Ein Beispiel dafür ist Werkk5 – eine Unternehmen für technischen Modellbau in Berlin. In einer alten Kreuzberger Fabrikhalle werden Architekturmodelle für Museen, Architekten, Investoren oder Stadtplaner erstellt. Genauso wichtig wie der Umgang mit Holz, Glas oder Kunststoff ist dabei das Programmieren am Rechner, erklärt der Chef Gunnar Bloss:
"Da hat jeder Mitarbeiter seinen Arbeitsplatz, an dem er zeichnen kann, also CAD-Zeichnungen anfertigen kann, das heißt virtuelle 3D-Modelle, um ein Modell überhaupt erstmal zu konstruieren und was hier auch passiert ist, dass die Maschinensteuerung auch hier am Rechner schon stattfindet, das heißt zur Produktion von bestimmten Bauteilen werden Fräsprogramme geschrieben, das passiert auch schon hier, gar nicht mehr an der Maschine, wie es früher war."
Viele Abiturienten begreifen Ausbildung als "Praktikum"
34 Mitarbeiter hat der Chef Gunnar Bloss, darunter acht Auszubildende, alle mit Abitur. Jedes Jahr gibt es genug Bewerbungen. Aber: Viele Abiturienten begreifen die Ausbildung eher als erweitertes Praktikum, wollen hinterher noch studieren und kehren dem Betrieb dann den Rücken.

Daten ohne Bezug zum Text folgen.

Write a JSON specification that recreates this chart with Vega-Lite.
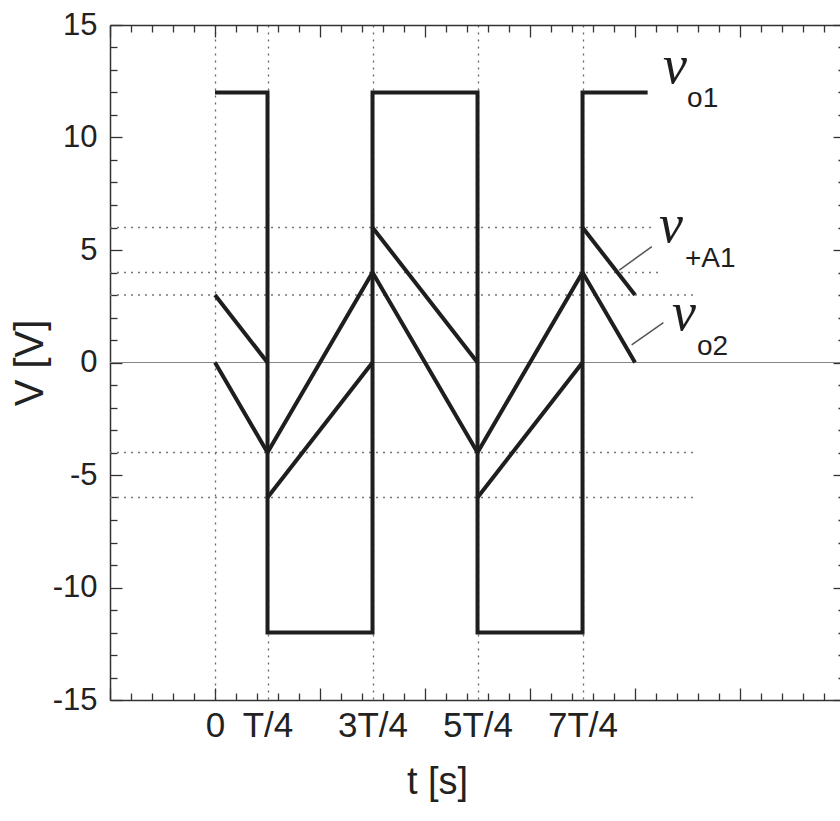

Rosa Kantereit hat ihr erstes Ausbildungsjahr jetzt fast hinter sich: "Unter anderem bastele ich auch gerne, deswegen Modellbau. Ich habe tatsächlich auch schon mal studiert, Architektur habe ich gemacht, aber habe da einfach gemerkt, dass ich was mit meinen Händen machen will und dass ich Lust auf was Praktisches habe. Und da bietet sich eine Ausbildung halt an statt ein Studium."
Dennoch: Im vergangenen Ausbildungsjahr konnten laut Berufsbildungsbericht fast 60.000 Ausbildungsstellen nicht besetzt werden. Die Zahl hat sich im Vergleich zu 2009 mehr als verdreifacht. Eine Trendumkehr ist auch in diesem Jahr nicht in Sicht.